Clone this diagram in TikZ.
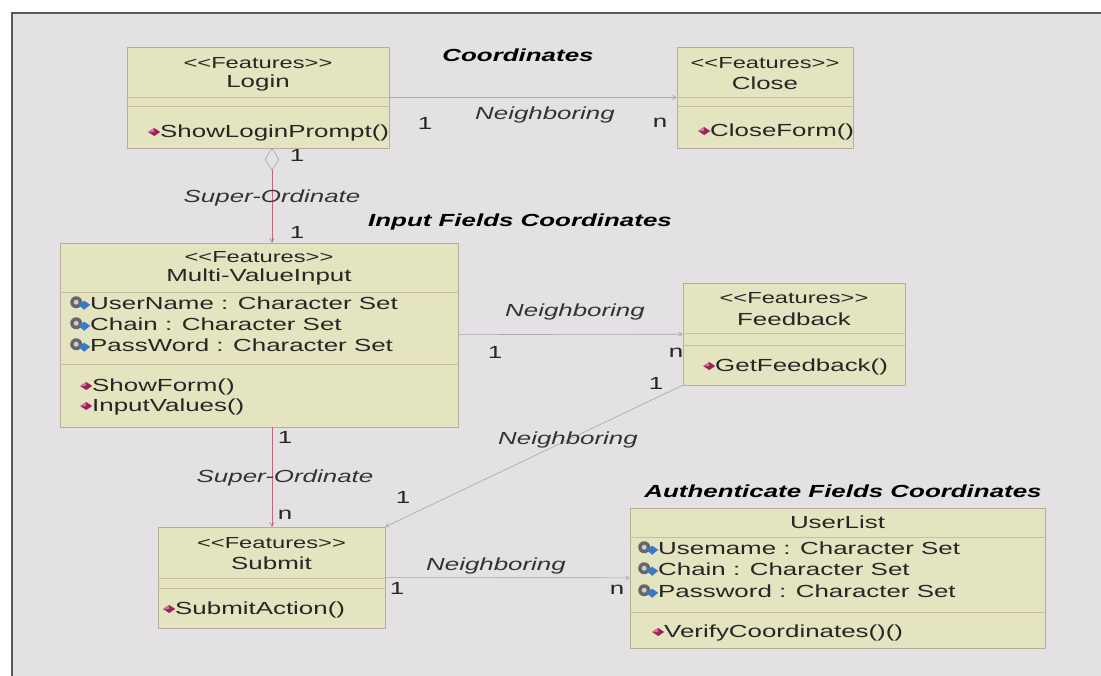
\documentclass[tikz,border=0pt]{standalone}
\usepackage{fontspec}
\setmainfont{Liberation Sans}[FakeStretch=1.48]
\usepackage{tikz}
\usetikzlibrary{shapes,arrows}
\definecolor{bggray}{HTML}{E3E1E4}
\definecolor{boxfill}{HTML}{E4E4C0}
\definecolor{boxline}{HTML}{B8AE98}
\definecolor{divline}{HTML}{C6C09E}
\definecolor{linegray}{HTML}{A9A3AA}
\definecolor{linered}{HTML}{C0687A}
\definecolor{opred}{HTML}{A0205A}
\definecolor{attblue}{HTML}{3A78C8}
\tikzstyle{cnode} = [rectangle, draw=boxline, fill=boxfill, inner sep=0]
\tikzstyle{tnode} = [inner sep=0, font=\fontsize{17.5}{20}\selectfont, text=black!85]
\tikzstyle{snode} = [inner sep=0, font=\fontsize{16}{20}\selectfont, text=black!85]
\tikzstyle{mnode} = [tnode, anchor=west]
\tikzstyle{lbl} = [inner sep=0, font=\fontsize{17.5}{20}\selectfont\itshape, text=black!80]
\tikzstyle{title} = [inner sep=0, font=\fontsize{17.5}{20}\selectfont\bfseries\itshape]
\tikzstyle{div} = [draw=divline]
\tikzstyle{frame} = [draw=black!65, line width=2.5pt]
\tikzstyle{line} = [draw=linegray, line width=0.6pt, ->, >=angle 60]
\newcommand{\opicon}{\tikz[x=1pt,y=1pt,baseline=-5.5pt]{\fill[opred] (0,0) -- (6,4) -- (12,0) -- (6,-4) -- cycle; \fill[opred!60!white] (0,0) -- (6,4) -- (6,0) -- cycle;}}
\newcommand{\attricon}{\tikz[x=1pt,y=1pt,baseline=-5.5pt]{\fill[black!60] (6,1.5) circle (6); \fill[black!20] (6,1.5) circle (2.5); \fill[attblue] (8,-1) -- (14,3) -- (20,-1) -- (14,-6) -- cycle;}}

\begin{document}
\begin{tikzpicture}[x=1pt, y=-1pt]
\useasboundingbox (0,0) rectangle (1101,676);
\fill [white] (0,0) rectangle (1101,676);
\fill [bggray] (12,13) rectangle (1101,676);
\path [frame] (12,676) -- (12,13) -- (1101,13);

% classes
\node [cnode, minimum width=262, minimum height=101] (login) at (258,97.5) {};
\node [cnode, minimum width=176, minimum height=101] (close) at (765,97.5) {};
\node [cnode, minimum width=398, minimum height=184] (multi) at (259,335) {};
\node [cnode, minimum width=222, minimum height=102] (feedback) at (794,334) {};
\node [cnode, minimum width=227, minimum height=101] (submit) at (271.5,577.5) {};
\node [cnode, minimum width=415, minimum height=140] (userlist) at (837.5,578) {};

\path [div] (login.west |- 0,97) -- (login.east |- 0,97);
\path [div] (login.west |- 0,106) -- (login.east |- 0,106);
\path [div] (close.west |- 0,97) -- (close.east |- 0,97);
\path [div] (close.west |- 0,106) -- (close.east |- 0,106);
\path [div] (multi.west |- 0,292) -- (multi.east |- 0,292);
\path [div] (multi.west |- 0,364) -- (multi.east |- 0,364);
\path [div] (feedback.west |- 0,333) -- (feedback.east |- 0,333);
\path [div] (feedback.west |- 0,345) -- (feedback.east |- 0,345);
\path [div] (submit.west |- 0,578) -- (submit.east |- 0,578);
\path [div] (submit.west |- 0,588) -- (submit.east |- 0,588);
\path [div] (userlist.west |- 0,537) -- (userlist.east |- 0,537);
\path [div] (userlist.west |- 0,612) -- (userlist.east |- 0,612);

\node [snode] (loginst) at (258,63) {<{}<Features>{}>};
\node [tnode] (loginnm) at (258,83) {Login};
\node [mnode] (loginop) at (148,133) {\opicon ShowLoginPrompt()};
\node [snode] (closest) at (765,63) {<{}<Features>{}>};
\node [tnode] (closenm) at (765,83) {Close};
\node [mnode] (closeop) at (698,132) {\opicon CloseForm()};
\node [snode] (multist) at (259,257) {<{}<Features>{}>};
\node [tnode] (multinm) at (259,277) {Multi-ValueInput};
\node [mnode] (multiat1) at (70,303) {\attricon UserName : Character Set};
\node [mnode] (multiat2) at (70,324) {\attricon Chain : Character Set};
\node [mnode] (multiat3) at (70,345) {\attricon PassWord : Character Set};
\node [mnode] (multiop1) at (80,387) {\opicon ShowForm()};
\node [mnode] (multiop2) at (80,407) {\opicon InputValues()};
\node [snode] (feedst) at (794,298) {<{}<Features>{}>};
\node [tnode] (feednm) at (794,319) {Feedback};
\node [mnode] (feedop) at (703,367) {\opicon GetFeedback()};
\node [snode] (subst) at (271.5,543) {<{}<Features>{}>};
\node [tnode] (subnm) at (271.5,563) {Submit};
\node [mnode] (subop) at (163,610) {\opicon SubmitAction()};
\node [tnode] (usernm) at (837.5,522) {UserList};
\node [mnode] (userat1) at (638,548) {\attricon Usemame : Character Set};
\node [mnode] (userat2) at (638,569) {\attricon Chain : Character Set};
\node [mnode] (userat3) at (638,591) {\attricon Password : Character Set};
\node [mnode] (userop) at (652,633) {\opicon VerifyCoordinates()()};

% titles
\node [title] (ttop) at (518,55) {Coordinates};
\node [title] (tinput) at (520,222) {Input Fields Coordinates};
\node [title] (tauth) at (843,491) {Authenticate Fields Coordinates};

% connectors
\node [diamond, draw=black!45, fill=bggray, minimum width=14, minimum height=22, inner sep=0, anchor=north] (agg) at (272,148) {};
\path [line, draw=linered] (agg) -- (agg |- multi.north);
\path [line, draw=linered] (multi.south -| agg) -- (submit.north -| agg);
\path [line] (login) -- (close);
\path [line] (multi) -- (feedback);
\path [line] (feedback.south west) -- (submit.north east);
\path [line] (submit) -- (userlist);

\node [tnode] (m1) at (425,123) {1};
\node [tnode] (m2) at (660,123) {n};
\node [lbl] (n1) at (545,115) {Neighboring};
\node [tnode] (m3) at (297,155) {1};
\node [lbl] (s1) at (272,198) {Super-Ordinate};
\node [tnode] (m4) at (297,232) {1};
\node [lbl] (n2) at (575,312) {Neighboring};
\node [tnode] (m5) at (495,352) {1};
\node [tnode] (m6) at (676,353) {n};
\node [tnode] (m7) at (656,383) {1};
\node [lbl] (n3) at (568,440) {Neighboring};
\node [tnode] (m8) at (403,497) {1};
\node [tnode] (m9) at (285,437) {1};
\node [lbl] (s2) at (285,478) {Super-Ordinate};
\node [tnode] (m10) at (285,515) {n};
\node [lbl] (n4) at (496,566) {Neighboring};
\node [tnode] (m11) at (397,588) {1};
\node [tnode] (m12) at (617,590) {n};
\end{tikzpicture}
\end{document}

● **TASK**:
The pictures should not be reproduced; quote all of the other material exactly.

● **THE RESPONSE**:
Clone this diagram in TikZ.
\documentclass[tikz,border=0pt]{standalone}
\usepackage{fontspec}
\setmainfont{Liberation Sans}[FakeStretch=1.48]
\usepackage{tikz}
\usetikzlibrary{shapes,arrows}
\definecolor{bggray}{HTML}{E3E1E4}
\definecolor{boxfill}{HTML}{E4E4C0}
\definecolor{boxline}{HTML}{B8AE98}
\definecolor{divline}{HTML}{C6C09E}
\definecolor{linegray}{HTML}{A9A3AA}
\definecolor{linered}{HTML}{C0687A}
\definecolor{opred}{HTML}{A0205A}
\definecolor{attblue}{HTML}{3A78C8}
\tikzstyle{cnode} = [rectangle, draw=boxline, fill=boxfill, inner sep=0]
\tikzstyle{tnode} = [inner sep=0, font=\fontsize{17.5}{20}\selectfont, text=black!85]
\tikzstyle{snode} = [inner sep=0, font=\fontsize{16}{20}\selectfont, text=black!85]
\tikzstyle{mnode} = [tnode, anchor=west]
\tikzstyle{lbl} = [inner sep=0, font=\fontsize{17.5}{20}\selectfont\itshape, text=black!80]
\tikzstyle{title} = [inner sep=0, font=\fontsize{17.5}{20}\selectfont\bfseries\itshape]
\tikzstyle{div} = [draw=divline]
\tikzstyle{frame} = [draw=black!65, line width=2.5pt]
\tikzstyle{line} = [draw=linegray, line width=0.6pt, ->, >=angle 60]
\newcommand{\opicon}{\tikz[x=1pt,y=1pt,baseline=-5.5pt]{\fill[opred] (0,0) -- (6,4) -- (12,0) -- (6,-4) -- cycle; \fill[opred!60!white] (0,0) -- (6,4) -- (6,0) -- cycle;}}
\newcommand{\attricon}{\tikz[x=1pt,y=1pt,baseline=-5.5pt]{\fill[black!60] (6,1.5) circle (6); \fill[black!20] (6,1.5) circle (2.5); \fill[attblue] (8,-1) -- (14,3) -- (20,-1) -- (14,-6) -- cycle;}}

\begin{document}
\begin{tikzpicture}[x=1pt, y=-1pt]
\useasboundingbox (0,0) rectangle (1101,676);
\fill [white] (0,0) rectangle (1101,676);
\fill [bggray] (12,13) rectangle (1101,676);
\path [frame] (12,676) -- (12,13) -- (1101,13);

% classes
\node [cnode, minimum width=262, minimum height=101] (login) at (258,97.5) {};
\node [cnode, minimum width=176, minimum height=101] (close) at (765,97.5) {};
\node [cnode, minimum width=398, minimum height=184] (multi) at (259,335) {};
\node [cnode, minimum width=222, minimum height=102] (feedback) at (794,334) {};
\node [cnode, minimum width=227, minimum height=101] (submit) at (271.5,577.5) {};
\node [cnode, minimum width=415, minimum height=140] (userlist) at (837.5,578) {};

\path [div] (login.west |- 0,97) -- (login.east |- 0,97);
\path [div] (login.west |- 0,106) -- (login.east |- 0,106);
\path [div] (close.west |- 0,97) -- (close.east |- 0,97);
\path [div] (close.west |- 0,106) -- (close.east |- 0,106);
\path [div] (multi.west |- 0,292) -- (multi.east |- 0,292);
\path [div] (multi.west |- 0,364) -- (multi.east |- 0,364);
\path [div] (feedback.west |- 0,333) -- (feedback.east |- 0,333);
\path [div] (feedback.west |- 0,345) -- (feedback.east |- 0,345);
\path [div] (submit.west |- 0,578) -- (submit.east |- 0,578);
\path [div] (submit.west |- 0,588) -- (submit.east |- 0,588);
\path [div] (userlist.west |- 0,537) -- (userlist.east |- 0,537);
\path [div] (userlist.west |- 0,612) -- (userlist.east |- 0,612);

\node [snode] (loginst) at (258,63) {<{}<Features>{}>};
\node [tnode] (loginnm) at (258,83) {Login};
\node [mnode] (loginop) at (148,133) {\opicon ShowLoginPrompt()};
\node [snode] (closest) at (765,63) {<{}<Features>{}>};
\node [tnode] (closenm) at (765,83) {Close};
\node [mnode] (closeop) at (698,132) {\opicon CloseForm()};
\node [snode] (multist) at (259,257) {<{}<Features>{}>};
\node [tnode] (multinm) at (259,277) {Multi-ValueInput};
\node [mnode] (multiat1) at (70,303) {\attricon UserName : Character Set};
\node [mnode] (multiat2) at (70,324) {\attricon Chain : Character Set};
\node [mnode] (multiat3) at (70,345) {\attricon PassWord : Character Set};
\node [mnode] (multiop1) at (80,387) {\opicon ShowForm()};
\node [mnode] (multiop2) at (80,407) {\opicon InputValues()};
\node [snode] (feedst) at (794,298) {<{}<Features>{}>};
\node [tnode] (feednm) at (794,319) {Feedback};
\node [mnode] (feedop) at (703,367) {\opicon GetFeedback()};
\node [snode] (subst) at (271.5,543) {<{}<Features>{}>};
\node [tnode] (subnm) at (271.5,563) {Submit};
\node [mnode] (subop) at (163,610) {\opicon SubmitAction()};
\node [tnode] (usernm) at (837.5,522) {UserList};
\node [mnode] (userat1) at (638,548) {\attricon Usemame : Character Set};
\node [mnode] (userat2) at (638,569) {\attricon Chain : Character Set};
\node [mnode] (userat3) at (638,591) {\attricon Password : Character Set};
\node [mnode] (userop) at (652,633) {\opicon VerifyCoordinates()()};

% titles
\node [title] (ttop) at (518,55) {Coordinates};
\node [title] (tinput) at (520,222) {Input Fields Coordinates};
\node [title] (tauth) at (843,491) {Authenticate Fields Coordinates};

% connectors
\node [diamond, draw=black!45, fill=bggray, minimum width=14, minimum height=22, inner sep=0, anchor=north] (agg) at (272,148) {};
\path [line, draw=linered] (agg) -- (agg |- multi.north);
\path [line, draw=linered] (multi.south -| agg) -- (submit.north -| agg);
\path [line] (login) -- (close);
\path [line] (multi) -- (feedback);
\path [line] (feedback.south west) -- (submit.north east);
\path [line] (submit) -- (userlist);

\node [tnode] (m1) at (425,123) {1};
\node [tnode] (m2) at (660,123) {n};
\node [lbl] (n1) at (545,115) {Neighboring};
\node [tnode] (m3) at (297,155) {1};
\node [lbl] (s1) at (272,198) {Super-Ordinate};
\node [tnode] (m4) at (297,232) {1};
\node [lbl] (n2) at (575,312) {Neighboring};
\node [tnode] (m5) at (495,352) {1};
\node [tnode] (m6) at (676,353) {n};
\node [tnode] (m7) at (656,383) {1};
\node [lbl] (n3) at (568,440) {Neighboring};
\node [tnode] (m8) at (403,497) {1};
\node [tnode] (m9) at (285,437) {1};
\node [lbl] (s2) at (285,478) {Super-Ordinate};
\node [tnode] (m10) at (285,515) {n};
\node [lbl] (n4) at (496,566) {Neighboring};
\node [tnode] (m11) at (397,588) {1};
\node [tnode] (m12) at (617,590) {n};
\end{tikzpicture}
\end{document}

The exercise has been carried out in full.